I foresee that in the next phase, Qatar Energy and Eni will build strong cooperations both within Qatar, where Eni is already present in the ‘al Shamal’ project, and will start an alliance in new exploration in different regions of the world. Qatar Energy is working on this now, anticipating a broadening of horizons and being aware that Europe needs our energy because of the war between Russia and Ukraine. At the moment, more than 10% of the energy used in Italy comes from Qatar. Still, given Doha’s reliability as a supplier, there is leeway to increase this percentage and thus strengthen cooperation between the two countries. I also register a mutual trust that allows these relations to be built and strengthened.”
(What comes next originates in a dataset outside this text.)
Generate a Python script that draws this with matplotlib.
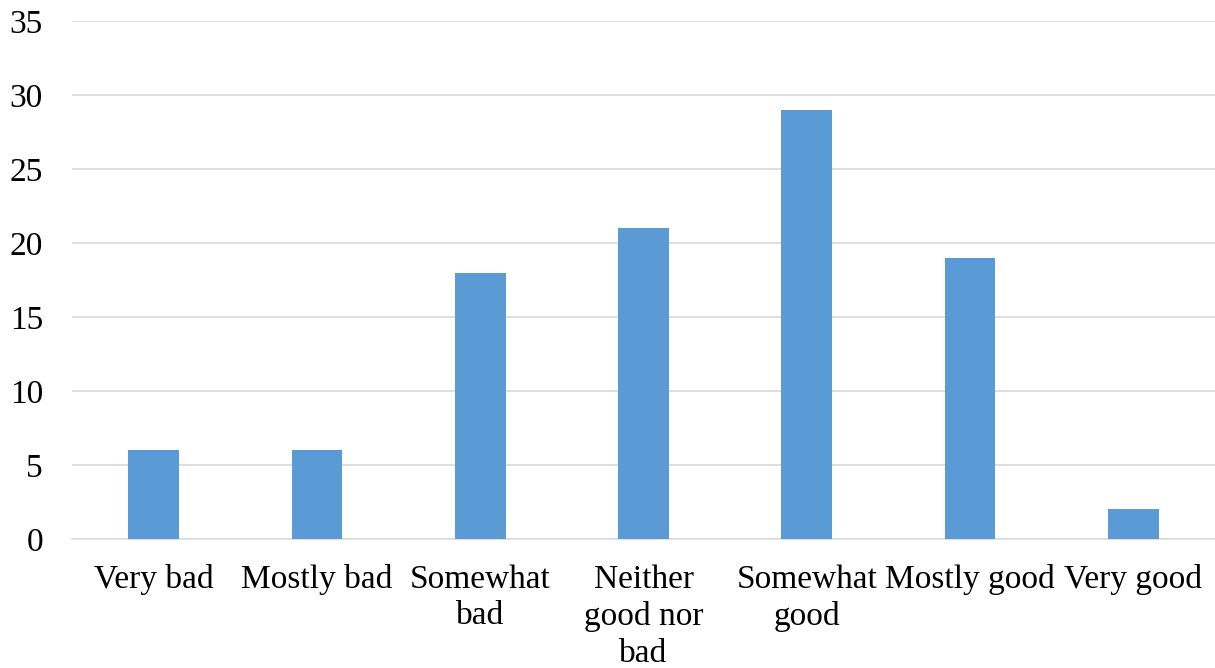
import matplotlib.pyplot as plt
import numpy as np

# categories and counts
labels = ['Very bad', 'Mostly bad', 'Somewhat\nbad', 'Neither\ngood nor\nbad',
          'Somewhat\ngood', 'Mostly good', 'Very good']
counts = [6, 6, 18, 21, 29, 19, 2]

plt.rcParams['font.family'] = ['Liberation Serif', 'DejaVu Serif']

fig = plt.figure(figsize=(12.15, 6.68), dpi=100)
ax = fig.add_axes([0.0593, 0.193, 0.9407, 0.7755])

x = np.arange(len(labels))
ax.bar(x, counts, width=0.31, color='#5B9BD5', zorder=3)

ax.set_xlim(-0.5, len(labels) - 0.5)
ax.set_ylim(0, 35)
ax.set_yticks(range(0, 36, 5))
ax.set_xticks(x)
ax.set_xticklabels(labels, fontsize=24, linespacing=1.27)
ax.tick_params(axis='y', labelsize=24, length=0, pad=21)
ax.tick_params(axis='x', length=0, pad=18)

ax.grid(axis='y', color='#D9D9D9', linewidth=1.2, zorder=0)
for s in ['top', 'right', 'left']:
    ax.spines[s].set_visible(False)
ax.spines['bottom'].set_color('#D9D9D9')
ax.spines['bottom'].set_linewidth(1.2)

fig.savefig('out.png', dpi=100)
Eastern Med and the Middle East: two regions in which to implement the partnership – Ali Bakeer, Professor of International Affairs at Qatar University and Nonresident Senior Fellow at the Atlantic Council in Washington
“The Emir’s visit comes at a crucial time when it is vital to strengthen bilateral relations between the two countries at the political, economic and defence levels. Qatar sees Italy as an essential partner for energy projects in the region and the future. For example, after the maritime borders agreement between Israel and Lebanon, several spaces have been created for Italian-Qatari cooperation on offshore fields in that area. There are also other opportunities in the eastern region of the Mediterranean where there are Italian projects, but also Qatari and US projects. That is why I think there will be future cooperation between Qatari and Italian companies for gas projects in that area and with a third country.
As far as the defence sector is concerned, Qatar is considered one of Italy’s most important customers. Several contracts have recently been signed, and talks on cooperation in this field are ongoing between the two countries. Qatar is seeking new technologies, especially for the naval military sector. I believe that, in general, relations between the two countries are important with regard to the entire MENA and Mediterranean regions and will continue in the future.”
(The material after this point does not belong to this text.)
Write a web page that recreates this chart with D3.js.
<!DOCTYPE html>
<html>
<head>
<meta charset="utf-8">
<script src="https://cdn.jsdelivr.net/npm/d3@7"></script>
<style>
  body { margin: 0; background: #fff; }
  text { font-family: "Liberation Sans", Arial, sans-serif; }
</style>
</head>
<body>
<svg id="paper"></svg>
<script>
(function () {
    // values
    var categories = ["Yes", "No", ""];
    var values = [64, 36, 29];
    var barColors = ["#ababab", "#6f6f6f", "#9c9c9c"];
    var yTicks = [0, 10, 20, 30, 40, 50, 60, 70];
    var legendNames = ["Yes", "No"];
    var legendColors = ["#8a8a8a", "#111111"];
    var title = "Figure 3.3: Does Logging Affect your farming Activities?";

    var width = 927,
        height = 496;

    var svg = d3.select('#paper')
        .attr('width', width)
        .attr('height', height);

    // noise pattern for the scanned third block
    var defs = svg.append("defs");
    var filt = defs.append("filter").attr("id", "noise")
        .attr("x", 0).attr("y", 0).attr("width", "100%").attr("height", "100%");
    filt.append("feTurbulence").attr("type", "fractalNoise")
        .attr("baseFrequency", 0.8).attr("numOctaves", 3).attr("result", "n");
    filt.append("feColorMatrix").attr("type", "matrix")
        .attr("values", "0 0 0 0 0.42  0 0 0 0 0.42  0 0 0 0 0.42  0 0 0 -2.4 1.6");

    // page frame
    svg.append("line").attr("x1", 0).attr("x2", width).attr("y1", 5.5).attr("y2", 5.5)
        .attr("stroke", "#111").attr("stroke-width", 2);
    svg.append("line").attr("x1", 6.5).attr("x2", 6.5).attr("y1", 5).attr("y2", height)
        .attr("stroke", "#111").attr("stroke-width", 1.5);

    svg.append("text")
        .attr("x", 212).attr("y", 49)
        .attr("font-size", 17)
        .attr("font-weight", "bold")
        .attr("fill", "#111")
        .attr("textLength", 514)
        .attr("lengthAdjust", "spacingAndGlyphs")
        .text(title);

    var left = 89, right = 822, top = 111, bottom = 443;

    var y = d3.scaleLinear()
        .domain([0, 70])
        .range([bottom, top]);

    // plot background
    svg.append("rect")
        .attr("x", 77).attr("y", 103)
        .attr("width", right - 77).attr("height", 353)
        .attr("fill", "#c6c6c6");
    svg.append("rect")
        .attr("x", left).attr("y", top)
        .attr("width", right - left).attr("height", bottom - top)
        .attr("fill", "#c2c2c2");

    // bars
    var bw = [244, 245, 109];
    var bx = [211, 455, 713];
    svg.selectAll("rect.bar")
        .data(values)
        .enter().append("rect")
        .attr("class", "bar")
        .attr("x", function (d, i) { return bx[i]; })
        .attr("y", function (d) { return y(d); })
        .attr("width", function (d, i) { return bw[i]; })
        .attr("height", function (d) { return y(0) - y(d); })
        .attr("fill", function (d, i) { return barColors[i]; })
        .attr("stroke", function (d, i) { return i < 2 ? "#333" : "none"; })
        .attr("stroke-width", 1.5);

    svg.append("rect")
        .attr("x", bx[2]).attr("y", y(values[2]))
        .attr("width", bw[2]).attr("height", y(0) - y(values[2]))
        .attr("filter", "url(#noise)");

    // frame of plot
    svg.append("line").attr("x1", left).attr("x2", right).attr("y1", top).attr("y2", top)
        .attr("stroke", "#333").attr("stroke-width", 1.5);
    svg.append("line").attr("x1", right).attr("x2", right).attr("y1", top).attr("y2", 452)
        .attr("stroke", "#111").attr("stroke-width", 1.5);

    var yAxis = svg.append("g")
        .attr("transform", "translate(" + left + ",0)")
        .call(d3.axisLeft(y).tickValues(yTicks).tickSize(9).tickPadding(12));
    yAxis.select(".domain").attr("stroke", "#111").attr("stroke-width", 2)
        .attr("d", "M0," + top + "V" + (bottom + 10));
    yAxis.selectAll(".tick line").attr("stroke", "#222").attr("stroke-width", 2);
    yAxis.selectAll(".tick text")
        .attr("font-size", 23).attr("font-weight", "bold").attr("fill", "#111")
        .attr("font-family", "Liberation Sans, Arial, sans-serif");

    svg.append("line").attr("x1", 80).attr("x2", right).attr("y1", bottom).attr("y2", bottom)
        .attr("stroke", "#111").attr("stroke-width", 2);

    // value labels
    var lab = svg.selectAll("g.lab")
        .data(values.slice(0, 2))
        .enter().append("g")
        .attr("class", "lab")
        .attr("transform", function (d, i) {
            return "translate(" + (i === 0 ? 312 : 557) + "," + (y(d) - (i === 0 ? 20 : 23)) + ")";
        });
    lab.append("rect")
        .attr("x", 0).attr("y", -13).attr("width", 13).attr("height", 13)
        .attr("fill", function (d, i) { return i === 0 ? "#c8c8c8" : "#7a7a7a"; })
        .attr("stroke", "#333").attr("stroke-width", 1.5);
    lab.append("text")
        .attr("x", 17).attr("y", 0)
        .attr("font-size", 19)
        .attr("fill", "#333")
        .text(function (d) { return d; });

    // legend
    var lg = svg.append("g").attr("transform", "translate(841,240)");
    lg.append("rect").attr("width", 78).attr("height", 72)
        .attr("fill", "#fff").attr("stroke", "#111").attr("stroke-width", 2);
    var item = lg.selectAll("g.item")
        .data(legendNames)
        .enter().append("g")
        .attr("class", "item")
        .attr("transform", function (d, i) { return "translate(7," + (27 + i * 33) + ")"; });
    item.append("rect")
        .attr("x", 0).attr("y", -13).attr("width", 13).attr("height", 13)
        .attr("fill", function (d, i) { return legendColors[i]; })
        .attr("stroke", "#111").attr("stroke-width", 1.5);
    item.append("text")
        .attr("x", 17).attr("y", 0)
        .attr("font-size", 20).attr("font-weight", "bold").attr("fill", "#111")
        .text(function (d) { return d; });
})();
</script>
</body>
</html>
2021-2022: a 120% increment in year-on-year trade – Saleh Ghareeb, Qatari analyst and researcher
“Perhaps Italy’s position and support for Qatar in organising the World Cup in Qatar 2022 has had a good impact on the consolidation of relations between the two countries and peoples. Italy is Qatar’s eighth-largest trading partner and seventh-largest supplier. In 2021, the value of total trade exceeded €4 billion for the first time. In the first eleven months of 2022, it amounted to approximately €6.8 billion, an increase of 120% compared to the same period in 2021. The Qatari-Italian Businessmen Council has worked to develop these relations with Qatar’s successful participation in Expo Milano 2015, where the pavilion attracted attention to Doha’s economy and broad investment prospects. It is also worth mentioning that 250 Italian companies operate in Qatar; Doha and Rome jointly own 200, and 50 are 100% Italian-owned.
Italy is also a prime destination for Qatari investment, an example being Qatar Airways, which operates more than 40 weekly flights between Doha and 4 Italian destinations. Qatar Airways holds 49% of AQA Holding, the new parent company of Air Italy. It is noteworthy that economic relations between Qatar and Italy have seen remarkable development since the official opening of the Adriatic LNG station off the coast of Rovigo. Mutual investment is an essential and strategic component of these relations. There is no doubt that [Sunday’s] visit and its large economic delegation [included] businessmen and investors, and they [brought] files to discuss and find ways to benefit from investment projects between the two countries. As a Qatari citizen, I am happy about this scale-up in relations between Doha and Rome because it benefits the two countries and the two friendly peoples.”